-- Begin --

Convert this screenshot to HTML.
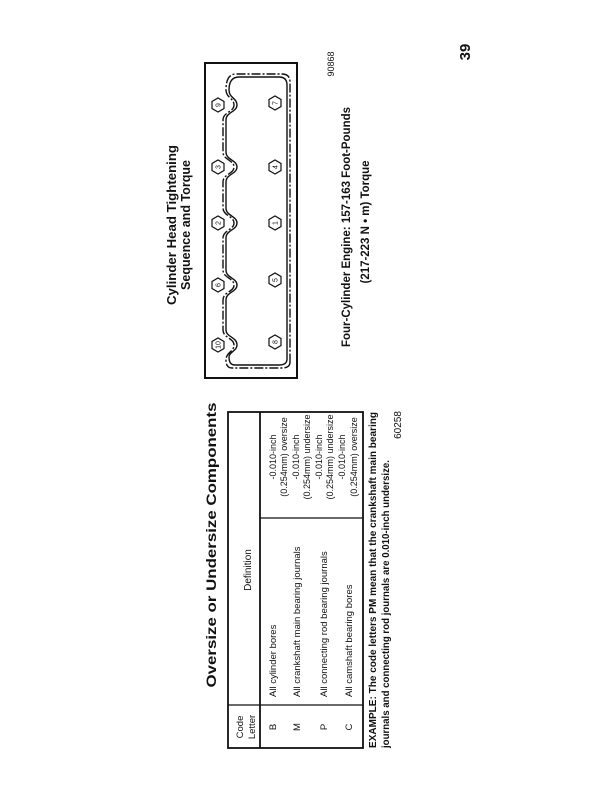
<!DOCTYPE html>
<html><head><meta charset="utf-8"><style>
html,body{margin:0;padding:0;background:#fff;}
svg{display:block;}
text{font-family:"Liberation Sans",sans-serif;fill:#111;}
</style></head><body>
<svg width="612" height="792" viewBox="0 0 612 792" xmlns="http://www.w3.org/2000/svg">
<g transform="translate(0,792) rotate(-90)">
<text x="247" y="216" text-anchor="middle" font-size="14" font-weight="bold" textLength="285" lengthAdjust="spacingAndGlyphs">Oversize or Undersize Components</text>
<rect x="44" y="228" width="336" height="135" fill="none" stroke="#111" stroke-width="1.8"/>
<line x1="44" y1="260" x2="380" y2="260" stroke="#111" stroke-width="1.8"/>
<line x1="87" y1="228" x2="87" y2="363" stroke="#111" stroke-width="1.2"/>
<line x1="274" y1="260" x2="274" y2="363" stroke="#111" stroke-width="1.2"/>
<g font-size="9.5">
<text x="65" y="243" text-anchor="middle">Code</text>
<text x="65" y="255" text-anchor="middle">Letter</text>
<text x="222" y="251" text-anchor="middle" font-size="10">Definition</text>
<text x="65" y="276" text-anchor="middle">B</text>
<text x="65" y="300" text-anchor="middle">M</text>
<text x="65" y="327" text-anchor="middle">P</text>
<text x="65" y="352" text-anchor="middle">C</text>
<text x="95" y="276">All cylinder bores</text>
<text x="95" y="300">All crankshaft main bearing journals</text>
<text x="95" y="327">All connecting rod bearing journals</text>
<text x="95" y="352">All camshaft bearing bores</text>
</g>
<g font-size="9">
<text x="335" y="276" text-anchor="middle">-0.010-inch</text>
<text x="335" y="287" text-anchor="middle">(0.254mm) oversize</text>
<text x="335" y="299" text-anchor="middle">-0.010-inch</text>
<text x="335" y="310" text-anchor="middle">(0.254mm) undersize</text>
<text x="335" y="322" text-anchor="middle">-0.010-inch</text>
<text x="335" y="333" text-anchor="middle">(0.254mm) undersize</text>
<text x="335" y="345" text-anchor="middle">-0.010-inch</text>
<text x="335" y="357" text-anchor="middle">(0.254mm) oversize</text>
</g>
<text x="44" y="376" font-size="10" font-weight="bold" textLength="336" lengthAdjust="spacingAndGlyphs">EXAMPLE: The code letters PM mean that the crankshaft main bearing</text>
<text x="44" y="389" font-size="10" font-weight="bold" textLength="288" lengthAdjust="spacingAndGlyphs">journals and connecting rod journals are 0.010-inch undersize.</text>
<text x="367" y="401" font-size="10" text-anchor="middle">60258</text>

<text x="567" y="176" text-anchor="middle" font-size="13" font-weight="bold" textLength="160" lengthAdjust="spacingAndGlyphs">Cylinder Head Tightening</text>
<text x="567" y="190" text-anchor="middle" font-size="13" font-weight="bold" textLength="130" lengthAdjust="spacingAndGlyphs">Sequence and Torque</text>
<rect x="414" y="205" width="315" height="92" fill="none" stroke="#111" stroke-width="2"/>
<g fill="none" stroke="#111">
<path d="M430 290 Q424 290 424 282 L424 232 Q424 226 432 226 C440 226 440 234 447 234 C454 234 454 223 462 223 L492 223 C500 223 500 234 507 234 C514 234 514 223 522 223 L554 223 C562 223 562 234 569 234 C576 234 576 223 584 223 L610 223 C618 223 618 234 625 234 C632 234 632 223 640 223 L672 223 C680 223 680 234 687 234 C694 234 694 226 702 226 Q718 226 718 236 L718 282 Q718 290 710 290 Z" stroke-width="1.4" stroke-dasharray="9 2 2 2"/>
<path d="M433 287 Q427 287 427 279 L427 235 Q427 229 435 229 C440 229 441 237 447 237 C455 237 455 226 462 226 L492 226 C500 226 500 237 507 237 C514 237 514 226 522 226 L554 226 C562 226 562 237 569 237 C576 237 576 226 584 226 L610 226 C618 226 618 237 625 237 C632 237 632 226 640 226 L672 226 C680 226 680 237 687 237 C694 237 694 229 702 229 Q715 229 715 239 L715 279 Q715 287 707 287 Z" stroke-width="1.4"/>
</g>
<g stroke="#111" stroke-width="1.2" fill="#fff">
<polygon points="440,218 443.5,212 450.5,212 454,218 450.5,224 443.5,224"/>
<polygon points="500,218 503.5,212 510.5,212 514,218 510.5,224 503.5,224"/>
<polygon points="562,218 565.5,212 572.5,212 576,218 572.5,224 565.5,224"/>
<polygon points="618,218 621.5,212 628.5,212 632,218 628.5,224 621.5,224"/>
<polygon points="680,218 683.5,212 690.5,212 694,218 690.5,224 683.5,224"/>
<polygon points="443,275 446.5,269 453.5,269 457,275 453.5,281 446.5,281"/>
<polygon points="505,275 508.5,269 515.5,269 519,275 515.5,281 508.5,281"/>
<polygon points="562,275 565.5,269 572.5,269 576,275 572.5,281 565.5,281"/>
<polygon points="618,275 621.5,269 628.5,269 632,275 628.5,281 621.5,281"/>
<polygon points="682,275 685.5,269 692.5,269 696,275 692.5,281 685.5,281"/>
</g>
<g font-size="7" text-anchor="middle">
<text x="447" y="220.5">10</text>
<text x="507" y="220.5">6</text>
<text x="569" y="220.5">2</text>
<text x="625" y="220.5">3</text>
<text x="687" y="220.5">9</text>
<text x="450" y="277.5">8</text>
<text x="512" y="277.5">5</text>
<text x="569" y="277.5">1</text>
<text x="625" y="277.5">4</text>
<text x="689" y="277.5">7</text>
</g>
<text x="565" y="350" text-anchor="middle" font-size="12" font-weight="bold" textLength="240" lengthAdjust="spacingAndGlyphs">Four-Cylinder Engine: 157-163 Foot-Pounds</text>
<text x="570" y="369" text-anchor="middle" font-size="12" font-weight="bold" textLength="123" lengthAdjust="spacingAndGlyphs">(217-223 N • m) Torque</text>
<text x="728" y="334" text-anchor="middle" font-size="9">90868</text>
<text x="740" y="470" text-anchor="middle" font-size="15" font-weight="bold">39</text>
</g>
</svg>
</body></html>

-- End --

=== Written problem ===
Reproduce the data word for word, excluding its pictures.

=== Task output ===
Convert this screenshot to HTML.
<!DOCTYPE html>
<html><head><meta charset="utf-8"><style>
html,body{margin:0;padding:0;background:#fff;}
svg{display:block;}
text{font-family:"Liberation Sans",sans-serif;fill:#111;}
</style></head><body>
<svg width="612" height="792" viewBox="0 0 612 792" xmlns="http://www.w3.org/2000/svg">
<g transform="translate(0,792) rotate(-90)">
<text x="247" y="216" text-anchor="middle" font-size="14" font-weight="bold" textLength="285" lengthAdjust="spacingAndGlyphs">Oversize or Undersize Components</text>
<rect x="44" y="228" width="336" height="135" fill="none" stroke="#111" stroke-width="1.8"/>
<line x1="44" y1="260" x2="380" y2="260" stroke="#111" stroke-width="1.8"/>
<line x1="87" y1="228" x2="87" y2="363" stroke="#111" stroke-width="1.2"/>
<line x1="274" y1="260" x2="274" y2="363" stroke="#111" stroke-width="1.2"/>
<g font-size="9.5">
<text x="65" y="243" text-anchor="middle">Code</text>
<text x="65" y="255" text-anchor="middle">Letter</text>
<text x="222" y="251" text-anchor="middle" font-size="10">Definition</text>
<text x="65" y="276" text-anchor="middle">B</text>
<text x="65" y="300" text-anchor="middle">M</text>
<text x="65" y="327" text-anchor="middle">P</text>
<text x="65" y="352" text-anchor="middle">C</text>
<text x="95" y="276">All cylinder bores</text>
<text x="95" y="300">All crankshaft main bearing journals</text>
<text x="95" y="327">All connecting rod bearing journals</text>
<text x="95" y="352">All camshaft bearing bores</text>
</g>
<g font-size="9">
<text x="335" y="276" text-anchor="middle">-0.010-inch</text>
<text x="335" y="287" text-anchor="middle">(0.254mm) oversize</text>
<text x="335" y="299" text-anchor="middle">-0.010-inch</text>
<text x="335" y="310" text-anchor="middle">(0.254mm) undersize</text>
<text x="335" y="322" text-anchor="middle">-0.010-inch</text>
<text x="335" y="333" text-anchor="middle">(0.254mm) undersize</text>
<text x="335" y="345" text-anchor="middle">-0.010-inch</text>
<text x="335" y="357" text-anchor="middle">(0.254mm) oversize</text>
</g>
<text x="44" y="376" font-size="10" font-weight="bold" textLength="336" lengthAdjust="spacingAndGlyphs">EXAMPLE: The code letters PM mean that the crankshaft main bearing</text>
<text x="44" y="389" font-size="10" font-weight="bold" textLength="288" lengthAdjust="spacingAndGlyphs">journals and connecting rod journals are 0.010-inch undersize.</text>
<text x="367" y="401" font-size="10" text-anchor="middle">60258</text>

<text x="567" y="176" text-anchor="middle" font-size="13" font-weight="bold" textLength="160" lengthAdjust="spacingAndGlyphs">Cylinder Head Tightening</text>
<text x="567" y="190" text-anchor="middle" font-size="13" font-weight="bold" textLength="130" lengthAdjust="spacingAndGlyphs">Sequence and Torque</text>
<rect x="414" y="205" width="315" height="92" fill="none" stroke="#111" stroke-width="2"/>
<g fill="none" stroke="#111">
<path d="M430 290 Q424 290 424 282 L424 232 Q424 226 432 226 C440 226 440 234 447 234 C454 234 454 223 462 223 L492 223 C500 223 500 234 507 234 C514 234 514 223 522 223 L554 223 C562 223 562 234 569 234 C576 234 576 223 584 223 L610 223 C618 223 618 234 625 234 C632 234 632 223 640 223 L672 223 C680 223 680 234 687 234 C694 234 694 226 702 226 Q718 226 718 236 L718 282 Q718 290 710 290 Z" stroke-width="1.4" stroke-dasharray="9 2 2 2"/>
<path d="M433 287 Q427 287 427 279 L427 235 Q427 229 435 229 C440 229 441 237 447 237 C455 237 455 226 462 226 L492 226 C500 226 500 237 507 237 C514 237 514 226 522 226 L554 226 C562 226 562 237 569 237 C576 237 576 226 584 226 L610 226 C618 226 618 237 625 237 C632 237 632 226 640 226 L672 226 C680 226 680 237 687 237 C694 237 694 229 702 229 Q715 229 715 239 L715 279 Q715 287 707 287 Z" stroke-width="1.4"/>
</g>
<g stroke="#111" stroke-width="1.2" fill="#fff">
<polygon points="440,218 443.5,212 450.5,212 454,218 450.5,224 443.5,224"/>
<polygon points="500,218 503.5,212 510.5,212 514,218 510.5,224 503.5,224"/>
<polygon points="562,218 565.5,212 572.5,212 576,218 572.5,224 565.5,224"/>
<polygon points="618,218 621.5,212 628.5,212 632,218 628.5,224 621.5,224"/>
<polygon points="680,218 683.5,212 690.5,212 694,218 690.5,224 683.5,224"/>
<polygon points="443,275 446.5,269 453.5,269 457,275 453.5,281 446.5,281"/>
<polygon points="505,275 508.5,269 515.5,269 519,275 515.5,281 508.5,281"/>
<polygon points="562,275 565.5,269 572.5,269 576,275 572.5,281 565.5,281"/>
<polygon points="618,275 621.5,269 628.5,269 632,275 628.5,281 621.5,281"/>
<polygon points="682,275 685.5,269 692.5,269 696,275 692.5,281 685.5,281"/>
</g>
<g font-size="7" text-anchor="middle">
<text x="447" y="220.5">10</text>
<text x="507" y="220.5">6</text>
<text x="569" y="220.5">2</text>
<text x="625" y="220.5">3</text>
<text x="687" y="220.5">9</text>
<text x="450" y="277.5">8</text>
<text x="512" y="277.5">5</text>
<text x="569" y="277.5">1</text>
<text x="625" y="277.5">4</text>
<text x="689" y="277.5">7</text>
</g>
<text x="565" y="350" text-anchor="middle" font-size="12" font-weight="bold" textLength="240" lengthAdjust="spacingAndGlyphs">Four-Cylinder Engine: 157-163 Foot-Pounds</text>
<text x="570" y="369" text-anchor="middle" font-size="12" font-weight="bold" textLength="123" lengthAdjust="spacingAndGlyphs">(217-223 N • m) Torque</text>
<text x="728" y="334" text-anchor="middle" font-size="9">90868</text>
<text x="740" y="470" text-anchor="middle" font-size="15" font-weight="bold">39</text>
</g>
</svg>
</body></html>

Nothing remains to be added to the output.